A Full-dress Direct Mail Packages Is a Sales Team

By Malcolm Decker, Entrepreneur and Freelance Copywriter
I read books and articles and any kind of authoritative materials about my subject I can find, until I feel comfortable—or, as [poet Robert] Frost said, “easy in my harness.”
     I can’t speak for other writers, but only after I’ve done the research can I begin to discern an outline. This means taming an unruly mass of information, notes, interview quotes, reading material, samples of the products or services, illustrations and maybe videos. 
     Eventually I can begin to get my head around the various facets of the story. Pieces fall into place and take shape—the lede, the direction, the middle and the end.

First, the Envelope knocks on the door to see if anyone’s home.

Second, the Major Letter—the salesman—takes over. 
     Once the envelope is opened, the letter is the most important member of the team.  It sells soft or it sells hard.  It spins yarns or it spouts facts. It’s long (but never long-winded) or it’s pithy.  However it comes on, it’s loaded with customer benefits... Customer Benefits... CUSTOMER BENEFITS.
     The letter itself is the pen-and-ink embodiment of a salesperson who is speaking personally and directly to the prospect on a one-to-one basis.
    The letter is the most powerful selling force in direct marketing, once the product, price and offer are set.
     The letter is likely to be the only “person” your market will ever meet, at least on the front-end of the sale. Don’t make him highbrow if your market is lowbrow and vice versa. Make sure he speaks your prospect’s language. If he’s a Tiffany salesman, he writes in one style; if he’s a grapefruit or pecan farmer, or a beef grower, he wraats dif’urntly.
     I develop as clear a profile of my prospect as the available research offers and then try to match it up with someone I know and “put him in a chair” across from me. Then I write to him more or less as though I were talking with him.
     The salesperson in the letter is doing the job he obviously loves and is good at. He knows the product inside and out and is totally confident in and at ease with its values and benefits—even its inconsequential shortcomings—and wants to let his prospect in on a good thing.
     How Long Should a Letter Be?
     The best answer to that age-old question is: “As long as it has to be.” That doesn’t tell you much, but it suggests two important criteria: economy and efficiency.
     As a sometime angler, I get a better sense of length by remembering a fishing trip to Maine when we used dry flies with barbless hooks. Unless you kept up the tension all the way to the net, you lost the trout. Try it. You should feel the same sort of tension when you write and read a letter. If not ... reel in the slack. 

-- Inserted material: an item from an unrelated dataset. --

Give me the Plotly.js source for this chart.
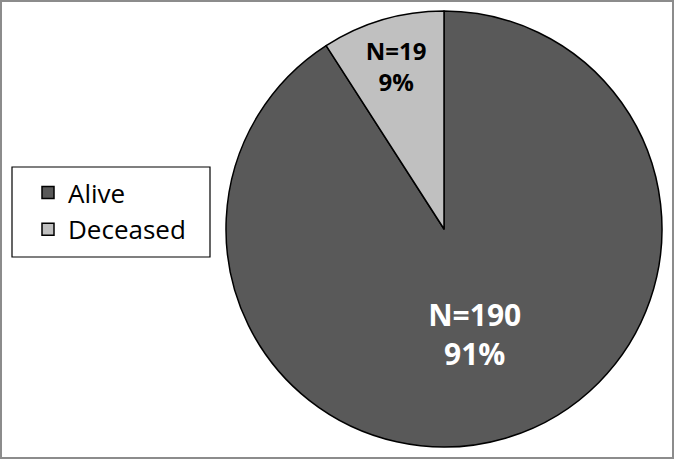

Third, when the demonstrator—the Folder or Brochure—goes to work, it is “Show-‘n’- Tell Time.” 
     Like the letter, it can stand on its own. But it’s most effective when it demonstrates in graphics what the letter can only say in words. It should convince the reader in images that everything the letter said is true. 
     Because it is impersonal, the voice should differ in tone and color form the letter: It is the company—not an individual—talking to the prospect. It shows and demonstrates—and proves—everything the very enthusiastic salesman said in the letter is true.  Its job is to add visual dimension, and amplify certain points touched on lightly in the letter, thereby gaining further credibility for the offer. 
     The circular is frequently—but not necessarily—four-color. The pace is much different from that of the driving letter or the greased order card. The reader should be given as much time with the piece as needed or wanted. Although it must be carefully designed to unfold in the way you want to bring your prospect into the offer, he should be able to read every panel or page or spread independent of the others.  Think of it as a smorgasbord rather than a seven-course sit-down dinner.

(I felt “Buy-10-Get One-FREE!” was so strong, I wanted the reader to act at once rather than sift through a blizzard of paper, maybe get distracted, resulting in the mailing being laid aside and lost under a pile of newspapers. So the “brochure” was the reverse side of the letter. It’s okay to use two sides of each sheet of paper in a mailing. 
     Martin Edelston, patron saint of the Boardroom empire once got a phone call from an irate woman who complained that by creating a two-page letter on two separate pages, he was trashing the environment. Marty snapped, “Madam, I’m in business to make money, not make a statement!” and hung up on her. —DH)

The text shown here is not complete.